Rental property financing does not always remain the same. The right loan depends on your goals, the property, and your finances. Whether you are buying your first rental or adding to a growing portfolio, know your options. Prepare well, borrow wisely, and make sure the numbers work. This way, your property earns income, builds value, and helps grow your long-term wealth. If you want to improve the way you manage your rental properties and its finance, connect with Confiance right away. Our property management bookkeeping has helped many realtors around the world.

FAQs

  1. Can I get rental property financing with no job?
    Yes, but it’s harder. You must show other income sources or strong rental income potential to qualify.
  2. Do banks offer loans for Airbnb or short-term rentals?
    Some do, but they may treat it like a second home or require stricter terms. Check lender policies before applying.
  3. How many rental properties can I finance?
    Many lenders cap conventional loans at 10 properties. After that, you may need portfolio or commercial loans.

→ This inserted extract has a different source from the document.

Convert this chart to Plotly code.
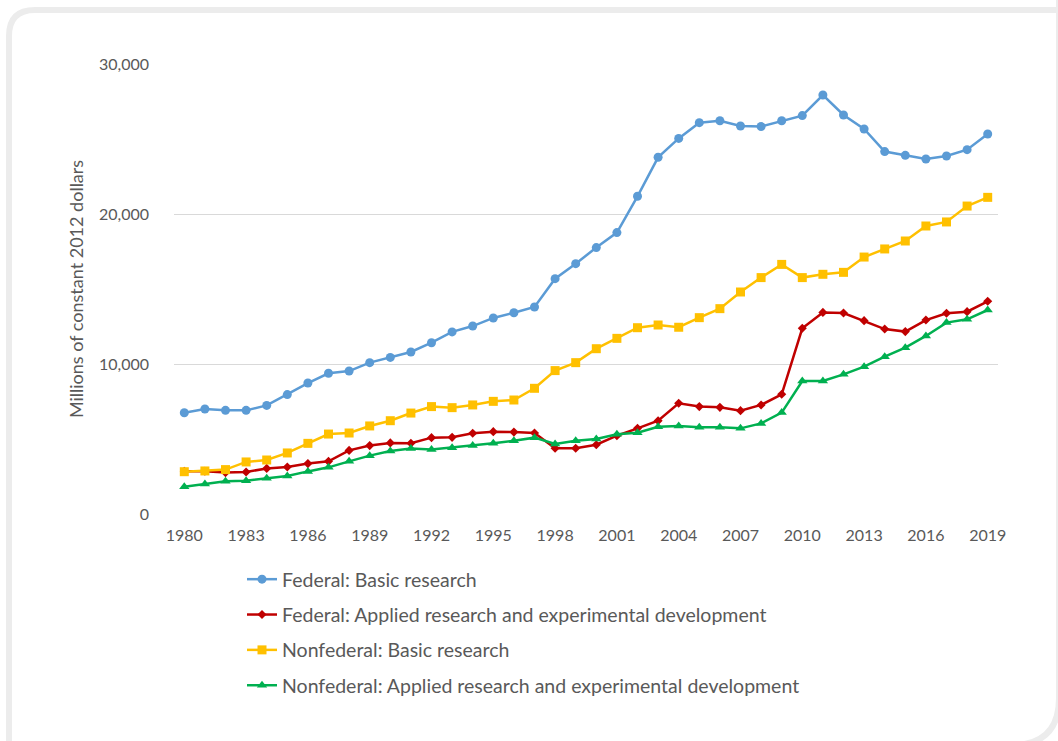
import plotly.graph_objects as go

# R&D spending, millions of constant 2012 dollars
years = list(range(1980, 2020))

federal_basic = [6750, 7000, 6910, 6910, 7240, 7960, 8730, 9380, 9530, 10090,
                 10440, 10800, 11420, 12140, 12530, 13070, 13420, 13800, 15690, 16690,
                 17760, 18760, 21180, 23780, 25040, 26090, 26220, 25870, 25830, 26220,
                 26560, 27930, 26600, 25670, 24160, 23910, 23670, 23870, 24290, 25330]

federal_applied = [2850, 2850, 2760, 2800, 3040, 3130, 3360, 3510, 4240, 4560,
                   4740, 4720, 5090, 5110, 5380, 5490, 5460, 5400, 4380, 4380,
                   4620, 5220, 5710, 6220, 7380, 7160, 7110, 6890, 7270, 7980,
                   12380, 13440, 13400, 12890, 12330, 12160, 12930, 13380, 13490, 14180]

nonfederal_basic = [2820, 2870, 2960, 3470, 3600, 4070, 4710, 5330, 5400, 5870,
                    6220, 6730, 7160, 7090, 7270, 7510, 7600, 8380, 9560, 10090,
                    11020, 11710, 12420, 12600, 12450, 13090, 13690, 14800, 15760, 16640,
                    15760, 15980, 16110, 17130, 17670, 18200, 19200, 19470, 20530, 21110]

nonfederal_applied = [1820, 2000, 2180, 2220, 2380, 2530, 2840, 3110, 3510, 3890,
                      4200, 4360, 4300, 4420, 4560, 4710, 4890, 5090, 4670, 4890,
                      5000, 5310, 5420, 5820, 5870, 5780, 5780, 5710, 6040, 6760,
                      8870, 8870, 9310, 9820, 10490, 11090, 11870, 12760, 12980, 13600]

series_names = [
    "Federal: Basic research",
    "Federal: Applied research and experimental development",
    "Nonfederal: Basic research",
    "Nonfederal: Applied research and experimental development",
]

x_ticks = list(range(1980, 2020, 3))
y_ticks = [0, 10000, 20000, 30000]

W, H = 1058, 741
ML, MR, MT, MB = 174, 60, 64, 227
PW, PH = W - ML - MR, H - MT - MB

FONT = "Lato"
TEXT = "#595959"


def px(x):
    return (x - ML) / PW


def py(y):
    return (H - MB - y) / PH


styles = [
    dict(color="#5B9BD5", symbol="circle", size=9),
    dict(color="#C00000", symbol="diamond", size=7),
    dict(color="#FFC000", symbol="square", size=9),
    dict(color="#00B050", symbol="triangle-up", size=9),
]
data = [federal_basic, federal_applied, nonfederal_basic, nonfederal_applied]

fig = go.Figure()
for i, (name, vals, st) in enumerate(zip(series_names, data, styles)):
    fig.add_trace(go.Scatter(
        x=years, y=vals, name=name, mode="lines+markers",
        legendgroup=f"g{i}",
        line=dict(color=st["color"], width=2.5),
        marker=dict(color=st["color"], symbol=st["symbol"], size=st["size"],
                    line=dict(width=0)),
    ))

# rounded card outline behind the chart
r1 = 26
left, top = 9, 10
p1 = (f"M {px(left)},{py(760)} L {px(left)},{py(top + r1)} "
      f"Q {px(left)},{py(top)} {px(left + r1)},{py(top)} L {px(1075)},{py(top)}")
r2 = 47
right, bottom = 1059, 745
p2 = (f"M {px(right)},{py(0)} L {px(right)},{py(bottom - r2)} "
      f"Q {px(right)},{py(bottom)} {px(right - r2)},{py(bottom)} L {px(0)},{py(bottom)}")
for p in (p1, p2):
    fig.add_shape(type="path", path=p, xref="paper", yref="paper",
                  line=dict(color="#ececec", width=6), layer="below")

fig.update_layout(
    width=W, height=H,
    margin=dict(l=ML, r=MR, t=MT, b=MB, pad=0),
    paper_bgcolor="white", plot_bgcolor="white",
    font=dict(family=FONT, color=TEXT, size=16),
    showlegend=True,
    legend=dict(
        x=px(242), y=py(560), xanchor="left", yanchor="top",
        orientation="v", tracegroupgap=7,
        font=dict(family=FONT, size=19.5, color=TEXT),
        bgcolor="rgba(0,0,0,0)", itemwidth=30,
    ),
    xaxis=dict(
        range=[1979.5, 2019.5], tickmode="array", tickvals=x_ticks,
        ticktext=[str(v) for v in x_ticks], showgrid=False, zeroline=False,
        showline=False, ticks="", ticklabelstandoff=10,
        tickfont=dict(family=FONT, size=16, color=TEXT),
    ),
    yaxis=dict(
        range=[0, 30000], tickmode="array", tickvals=y_ticks,
        ticktext=[f"{v:,}" for v in y_ticks], showgrid=True,
        gridcolor="#d9d9d9", gridwidth=1, zeroline=False, showline=False,
        ticks="", ticklabelstandoff=24,
        tickfont=dict(family=FONT, size=16, color=TEXT),
        title=dict(text="Millions of constant 2012 dollars", standoff=10,
                   font=dict(family=FONT, size=18, color=TEXT)),
    ),
)

fig.write_html("out.html")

  4. Is LLC ownership better for financing rental property?
    Owning through an LLC can protect your assets, but some lenders charge higher rates or limit loan options.
  5. Can I use projected rent to get approved?
    Yes, lenders may accept rent estimates from a market analysis or appraiser, even if the property is vacant.
  6. Do I need landlord insurance to get financing?
    It’s not always required upfront, but lenders often ask for proof before closing. It protects both you and the lender.